Then if you follow this article: http://support.microsoft.com/kb/301228 from MS you should be able to merge the two lots of code and start reading your XML from a zip stream :)

Pete Duncanson
Yes, this code lets us decompress a file in the memory on separated parts, but still does not help us define the size of this parts. In the best case every part is a valid xml. Which is the bad moment...
Alex
Hmm "define the size", you can do that by defining the buffer size? I'm rather confused as to what the problem now is then. As a understood it you have one single huge XML file which can't possible fit into memory.

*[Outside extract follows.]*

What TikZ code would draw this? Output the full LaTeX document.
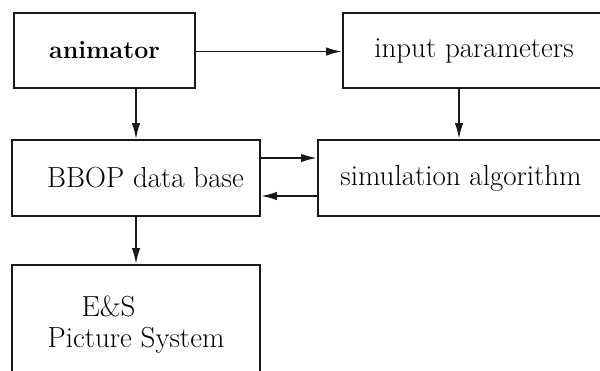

This method allows you to process the whole file a chunk at a time but your code can treat it as one huge XML file, rattle its way through it all and do what ever needs doing as it comes across each and every node. Is that not what you what to do? If not please provide more details of what you are wanting to do to the XML or the make up of the XML.
Pete Duncanson
Also did you read the article from MS?
Pete Duncanson
+1  A: 

Using DotNetZip you can do this:

using (var zip = ZipFile.Read("c:\\data\\zipfile.zip"))
{
    using (Stream s = zip["NameOfXmlFile.xml"].OpenReader())
    {
        // Create the XmlReader object.
        using (XmlReader reader = XmlReader.Create(s))
        {
            while (reader.Read()) 
            {
                ....
            }
        }
    }
}
Cheeso
acceptable answer .. This is what I was mentioning about .. +1
infant programmer